* **What is expected**: Return the lines below exactly, from the first line to the line that contains "y_ticks = [0, 10, 20, 30, 40, 50, 60, 70, 80]". Leave out pictures.
☆ ☆ ☆ ☆ ☆ ☆ ☆
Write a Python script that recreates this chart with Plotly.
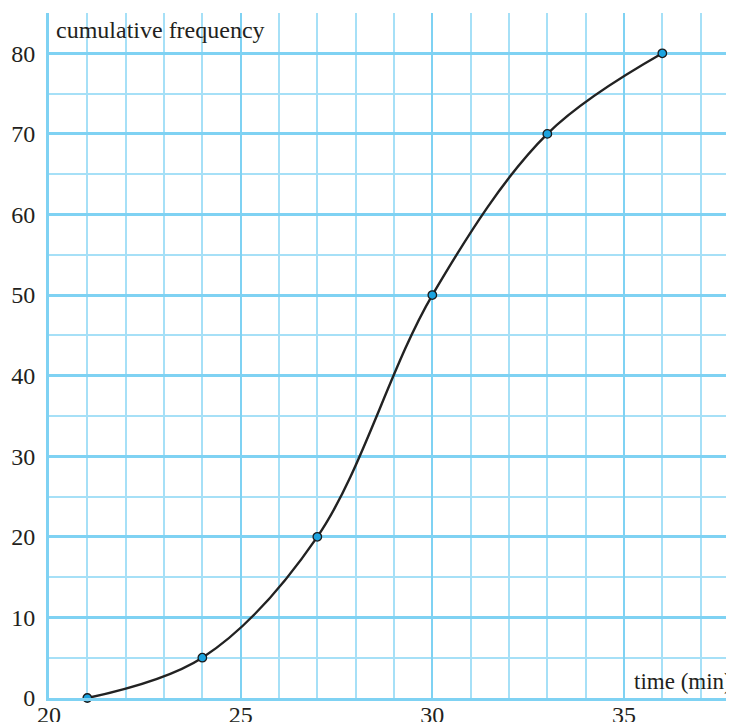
import plotly.graph_objects as go

time_min = [21, 24, 27, 30, 33, 36]
cum_freq = [0, 5, 20, 50, 70, 80]
x_ticks = [20, 25, 30, 35]
y_ticks = [0, 10, 20, 30, 40, 50, 60, 70, 80]

grid_major = "#7fd2f3"
grid_minor = "#a6e0f7"
serif = "Liberation Serif, Times New Roman, serif"

fig = go.Figure()
fig.add_trace(go.Scatter(
    x=time_min, y=cum_freq, mode="lines+markers",
    line=dict(color="#222222", width=2.4, shape="spline", smoothing=1.0),
    marker=dict(size=8.5, color="#1ba3df", line=dict(color="#1a1a1a", width=1.3)),
    hoverinfo="skip", showlegend=False, cliponaxis=False,
))

# page body has an 8px default margin, so the figure is sized to fit the window
fig.update_layout(
    width=726, height=714,
    margin=dict(l=41, r=0, t=5, b=24, autoexpand=False),
    paper_bgcolor="white", plot_bgcolor="white",
    font=dict(family=serif, size=24, color="#231f20"),
    xaxis=dict(
        range=[20, 37.87], tickvals=x_ticks, ticktext=[str(v) for v in x_ticks],
        showgrid=True, gridcolor=grid_major, gridwidth=2,
        minor=dict(dtick=1, tick0=20, showgrid=True, gridcolor=grid_minor, gridwidth=1.6),
        showline=True, linecolor=grid_major, linewidth=3,
        zeroline=False, ticks="", ticklabelstandoff=-7, automargin=False,
        tickfont=dict(family=serif, size=24, color="#231f20"),
    ),
    yaxis=dict(
        range=[0, 85], tickvals=y_ticks, ticktext=[str(v) for v in y_ticks],
        showgrid=True, gridcolor=grid_major, gridwidth=3,
        minor=dict(dtick=5, tick0=0, showgrid=True, gridcolor=grid_minor, gridwidth=2),
        showline=True, linecolor=grid_major, linewidth=3,
        zeroline=False, ticks="", ticklabelstandoff=6, automargin=False,
        tickfont=dict(family=serif, size=24, color="#231f20"),
    ),
    annotations=[
        dict(text="cumulative frequency", xref="paper", yref="paper",
             x=0.008, y=0.997, xanchor="left", yanchor="top", showarrow=False,
             font=dict(family=serif, size=24, color="#231f20")),
        dict(text="time (min)", xref="paper", yref="paper",
             x=1.0, y=0.003, xanchor="right", yanchor="bottom", showarrow=False,
             font=dict(family=serif, size=23, color="#231f20")),
    ],
)

fig.write_html("out.html")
☆ ☆ ☆ ☆ ☆ ☆ ☆
* **Correct answer**:
Write a Python script that recreates this chart with Plotly.
import plotly.graph_objects as go

time_min = [21, 24, 27, 30, 33, 36]
cum_freq = [0, 5, 20, 50, 70, 80]
x_ticks = [20, 25, 30, 35]
y_ticks = [0, 10, 20, 30, 40, 50, 60, 70, 80]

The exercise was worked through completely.